From the outset, Bitcoin was designed to securely combine various layers through its smart contract programming capabilities (what, you think this was just to allow people to hype up meaningless "Decentralized Autonomous Organizations (DAOs)" as a cosmic invention?). It's time we used the Bitcoin system as a highly accessible, fully trusted robotic judge, managing the vast majority of our businesses outside the courtroom—only, the way we transacted would determine that if anything went wrong, we would have all the evidence and established contracts to be confident that this robotic court would make the right decision. (Geek side note: If this seems impossible, please revisit this older article on transaction cut-through.)
This is possible because of Bitcoin's core properties. A censorable, reversible underlying system is not suitable for developing robust upper-layer transaction processing systems on top of it—moreover, if the underlying assets are unreliable, there is no point in using them for transactions.

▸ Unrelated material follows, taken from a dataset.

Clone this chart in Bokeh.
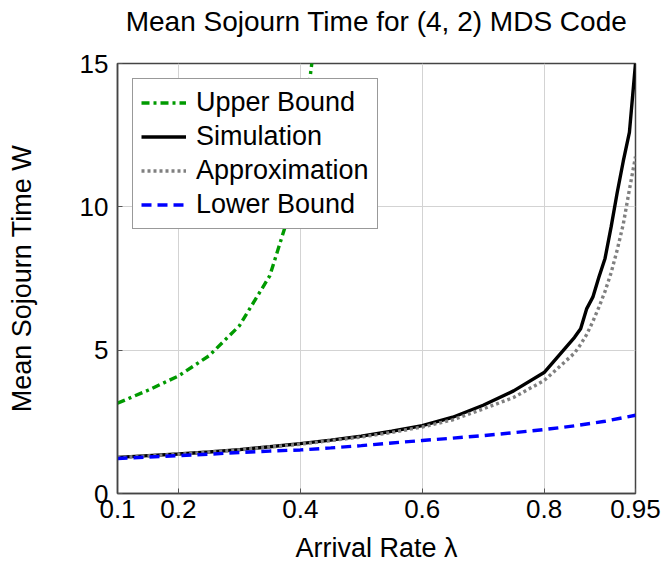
from bokeh.plotting import figure
from bokeh.models import FixedTicker, Legend, LegendItem, Range1d, Title
from bokeh.embed import file_html
from bokeh.resources import INLINE

# ---- data ----
title_text = "Mean Sojourn Time for (4, 2) MDS Code"

lam_upper = [0.1, 0.15, 0.2, 0.25, 0.3, 0.35, 0.375, 0.4, 0.42]
w_upper = [3.15, 3.6, 4.1, 4.8, 5.85, 7.6, 9.3, 11.8, 15.2]

lam_sim = [0.1, 0.15, 0.2, 0.25, 0.3, 0.35, 0.4, 0.45, 0.5, 0.55, 0.6, 0.65, 0.7,
           0.75, 0.8, 0.85, 0.86, 0.87, 0.88, 0.89, 0.9, 0.91, 0.92, 0.93, 0.94, 0.95]
w_sim = [1.26, 1.32, 1.38, 1.45, 1.53, 1.63, 1.74, 1.86, 2.0, 2.17, 2.37, 2.66, 3.08,
         3.58, 4.22, 5.45, 5.75, 6.45, 6.85, 7.55, 8.2, 9.3, 10.5, 11.6, 12.6, 15.0]

lam_approx = [0.1, 0.2, 0.3, 0.4, 0.5, 0.55, 0.6, 0.65, 0.7, 0.75, 0.8, 0.85, 0.86,
              0.87, 0.88, 0.89, 0.9, 0.91, 0.92, 0.93, 0.94, 0.95]
w_approx = [1.25, 1.37, 1.52, 1.72, 1.97, 2.13, 2.32, 2.57, 2.95, 3.35, 3.94, 4.9, 5.2,
            5.55, 6.0, 6.5, 7.05, 7.7, 8.5, 9.4, 10.6, 11.75]

lam_lower = [0.1, 0.15, 0.2, 0.25, 0.3, 0.35, 0.4, 0.45, 0.5, 0.55, 0.6, 0.65, 0.7,
             0.75, 0.8, 0.85, 0.9, 0.95]
w_lower = [1.22, 1.27, 1.32, 1.37, 1.43, 1.48, 1.52, 1.59, 1.67, 1.76, 1.85, 1.93, 2.02,
           2.12, 2.23, 2.36, 2.52, 2.73]

x_ticks = [0.1, 0.2, 0.4, 0.6, 0.8, 0.95]
y_ticks = [0, 5, 10, 15]

FONT = "Liberation Sans"

p = figure(width=663, height=567, output_backend="svg", toolbar_location=None,
           x_range=Range1d(0.1, 0.95), y_range=Range1d(0, 15),
           frame_width=518, frame_height=430,
           min_border_left=117, min_border_top=0, min_border_right=28, min_border_bottom=74,
           title=title_text)

p.title.text_font = FONT
p.title.text_font_size = "28px"
p.title.text_font_style = "normal"
p.title.align = "center"
p.title.text_color = "black"
p.title.standoff = 6

# spacer panel between the title and the plot frame
p.add_layout(Title(text=" ", text_font_size="20px", standoff=0), "above")

for ax in (p.xaxis[0], p.yaxis[0]):
    ax.axis_label_text_font = FONT
    ax.axis_label_text_font_size = "27px"
    ax.axis_label_text_font_style = "normal"
    ax.axis_label_text_color = "black"
    ax.major_label_text_font = FONT
    ax.major_label_text_font_size = "26px"
    ax.major_label_text_color = "black"
    ax.axis_line_color = "#444444"
    ax.axis_line_width = 1.5
    ax.major_tick_in = 5
    ax.major_tick_out = 0
    ax.major_tick_line_color = "#555555"
    ax.minor_tick_line_color = None

p.xaxis.axis_label = "Arrival Rate λ"
p.yaxis.axis_label = "Mean Sojourn Time W"
p.xaxis.ticker = FixedTicker(ticks=x_ticks)
p.yaxis.ticker = FixedTicker(ticks=y_ticks)
p.xaxis.major_label_standoff = 6
p.yaxis.major_label_standoff = 9
p.xaxis.axis_label_standoff = 12
p.yaxis.axis_label_standoff = 40

p.xgrid.ticker = FixedTicker(ticks=x_ticks)
p.ygrid.ticker = FixedTicker(ticks=y_ticks)
p.grid.grid_line_color = "#d3d3d3"
p.grid.grid_line_width = 1

p.outline_line_color = "#444444"
p.outline_line_width = 1.5
p.background_fill_color = "white"
p.border_fill_color = "white"

r_up = p.line(lam_upper, w_upper, line_color="#009a00", line_width=3.4, line_dash="8 4 3 4")
r_sim = p.line(lam_sim, w_sim, line_color="black", line_width=3.4)
r_app = p.line(lam_approx, w_approx, line_color="#808080", line_width=3.4, line_dash="3 3")
r_low = p.line(lam_lower, w_lower, line_color="#0000ff", line_width=3.4, line_dash="10 6")

legend = Legend(items=[
    LegendItem(label="Upper Bound", renderers=[r_up]),
    LegendItem(label="Simulation", renderers=[r_sim]),
    LegendItem(label="Approximation", renderers=[r_app]),
    LegendItem(label="Lower Bound", renderers=[r_low]),
], location="top_left")
legend.label_text_font = FONT
legend.label_text_font_size = "27px"
legend.label_text_color = "black"
legend.glyph_width = 45
legend.glyph_height = 29
legend.label_height = 29
legend.label_standoff = 10
legend.spacing = 3
legend.padding = 8
legend.margin = 15
legend.border_line_color = "#333333"
legend.border_line_width = 1.5
legend.background_fill_color = "white"
legend.background_fill_alpha = 1.0
p.add_layout(legend)

open("out.html", "w").write(file_html(p, INLINE))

—Gregory Maxwell, r/Bitcoin on Reddit (2016)
This judge's analogy vividly illustrates the working principle of layering: the judge must be incorruptible and not fickle; otherwise, the layers above the Bitcoin base layer will not function reliably.
He then offered his thoughts on centralized services. Generally speaking, there's nothing wrong with trusting a central server in order to use a negligible amount of Bitcoin: it's also a form of tiered scaling.
Since Maxwell wrote this article, many new layers have emerged, and his words remain true. The success of the Lightning Network proves that layering is the right way to improve the usefulness of Bitcoin.
8.3 Conclusion
We have discussed several proposed methods for scaling up Bitcoin (increasing the available throughput of Bitcoin). Scaling up has been one of the concerns surrounding Bitcoin from the very beginning.
Today, we know that Bitcoin cannot scale well vertically ("buying more advanced hardware") and horizontally ("verifying only a portion of the data"), but it can scale inward ("managing more with less") and hierarchically ("developing protocols on Bitcoin").